Libri ‘mastri’ in cui erano annotati i nomi dei lavoratori e il loro compenso, non più di 25-30 euro al giorno. Spesso una parte o persino la totalità del corrispettivo veniva trattenuta dagli sfruttatori. Chi si lamentava, era vittima di spietate spedizioni punitive. Si tratta di cittadini pachistani che versavano in stato di bisogno e venivano sfruttati in aziende agricole di Caltanissetta e provincia da loro connazionali, anche col sistema del caporalato. Durante la notte, i carabinieri e la polizia hanno sgominato la banda e hanno arrestato 12 persone, di cui una ai domiciliari, in esecuzione di un’ordinanza restrittiva emessa dal gip di Caltanissetta su richiesta della locale Procura. Sei di loro sono anche accusati dell’omicidio di Adnan Siddique, ucciso lo scorso 3 giugno dopo che si era ribellato ai caporali denunciandoli.

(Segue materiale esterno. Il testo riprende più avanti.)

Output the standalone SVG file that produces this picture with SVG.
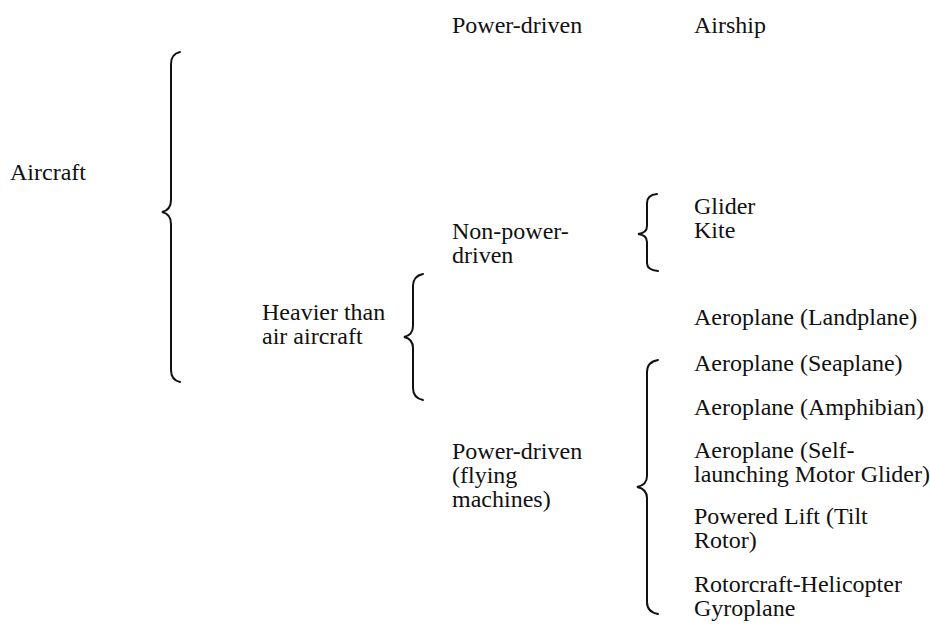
<svg xmlns="http://www.w3.org/2000/svg" width="930" height="643" viewBox="0 0 930 643">
<style>
text{font-family:"Liberation Serif","Times New Roman",serif;font-size:24px;fill:#111}
.br{fill:none;stroke:#111;stroke-width:2;stroke-linecap:round}
</style>
<rect width="930" height="643" fill="#fff"/>
<g id="connectors">
<path class="br" d="M180,52 Q171,54 171,64 L171,200 Q171,210 162,212 Q171,214 171,224 L171,370 Q171,380 180,382"/>
<path class="br" d="M423,274 Q413,276 413,286 L413,326 Q413,335 404,337 Q413,339 413,348 L413,388 Q413,398 423,400"/>
<path class="br" d="M657,194 Q647,195 647,203 L647,226 Q647,233 638,234 Q647,235 647,242 L647,263 Q647,270 658,271"/>
<path class="br" d="M658,360 Q647,362 647,372 L647,476 Q647,485 637,487 Q647,489 647,498 L647,602 Q647,612 658,614"/>
</g>
<g id="aircraft"><text x="10" y="180">Aircraft</text></g>
<g id="lighter-power"><text x="452" y="33">Power-driven</text></g>
<g id="airship"><text x="694" y="33">Airship</text></g>
<g id="heavier"><text x="262" y="320">Heavier than</text><text x="262" y="344">air aircraft</text></g>
<g id="non-power"><text x="452" y="239">Non-power-</text><text x="452" y="263">driven</text></g>
<g id="glider"><text x="694" y="214">Glider</text></g>
<g id="kite"><text x="694" y="238">Kite</text></g>
<g id="power-driven"><text x="452" y="459">Power-driven</text><text x="452" y="483">(flying</text><text x="452" y="507">machines)</text></g>
<g id="landplane"><text x="694" y="325">Aeroplane (Landplane)</text></g>
<g id="seaplane"><text x="694" y="371">Aeroplane (Seaplane)</text></g>
<g id="amphibian"><text x="694" y="415">Aeroplane (Amphibian)</text></g>
<g id="motor-glider"><text x="694" y="458">Aeroplane (Self-</text><text x="694" y="482">launching Motor Glider)</text></g>
<g id="powered-lift"><text x="694" y="524">Powered Lift (Tilt</text><text x="694" y="548">Rotor)</text></g>
<g id="rotorcraft"><text x="694" y="592">Rotorcraft-Helicopter</text><text x="694" y="616">Gyroplane</text></g>
</svg>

Gli arrestati sono indagati, a vario titolo, per associazione a delinquere finalizzata al caporalato, estorsioni, sequestro di persona, rapine, lesioni aggravate, minacce, violazione di domicilio, violenza o minaccia per costringere a commettere un reato. Secondo l’accusa, il gruppo, formato da pachistaini da tempo residenti nel centro della città, “agendo con metodo paramafioso, ha assoggettato la comunità di appartenenza sottoponendola a un regime di vessazione e terrore e sfruttandola professionalmente al fine di assicurare all’associazione continuità nel tempo”.
L’indagine, denominata “Attila”, ha preso avvio dopo numerose denunce presentate da altri pachistani alla polizia e ai carabinieri di alcuni paesi vicini, come Milena e Sommatino. Gli episodi di violenza, sottolineano gli investigatori, hanno permesso “di acclarare l’esistenza di una vera e propria associazione per delinquere”, finalizzata a imporre la propria egemonia sul territorio e rafforzata “dal costante ricorso a condotte minatorie e violente di elevatissimo allarme sociale”.
Leader del gruppo era Mahammad Shoaib che reclutava la manodopera. I connazionali venivano offerti ai titolari di aziende agricole “in condizioni di sfruttamento, approfittando dello stato di bisogno dei lavoratori”. Il compenso “si aggirava sui 25-30 euro al giorno, e trattenevano per sé una parte o persino la totalità del corrispettivo”. Chi si lamentava era vittima di spedizioni punitive, come un nigeriano colpito a colpi di bastone e spranghe per avere chiesto la sua paga. Coinvolti nell’indagine anche i titolari delle imprese agricole dove i pachistani venivano condotti a lavorare. Costoro, sottolineano carabinieri e polizia, “trovavano conveniente rivolgersi ai caporali perché consapevoli che nessuna denuncia sarebbe mai potuta intervenire a danneggiarli, proprio per le condizioni di sfruttamento dei lavoratori”.
Tra le violenze emerse dalle denunce, c’è anche l’omicidio del pachistano Adnan Siddique, commesso la sera del 3 giugno scorso, che si era ribellato denunciando i suoi caporali. Poi, ci sono le minacce di morte ricevute da un lavoratore con un coltello puntato alla gola. La vittima, sequestrata per tre ore, è stata costretta a chiamare il padre nel suo Paese di origine per farsi mandare 5mila euro come ricatto per la sua libertà. In un’altra occasione, il gruppo ha aggredito una donna nigeriana con suo figlio di un anno, rapinandola di 200 euro. Il marito della donna è stato picchiato con calci e pugni. Agli accusati è contestata anche un’irruzione con pistola e coltelli in una comunità per minorenni, dove il gruppo ha picchiato due ospiti che avevano avuto un banale diverbio con un altro ragazzino. È stato quest’ultimo che aveva chiesto l’intervento del “boss” della banda per punirli.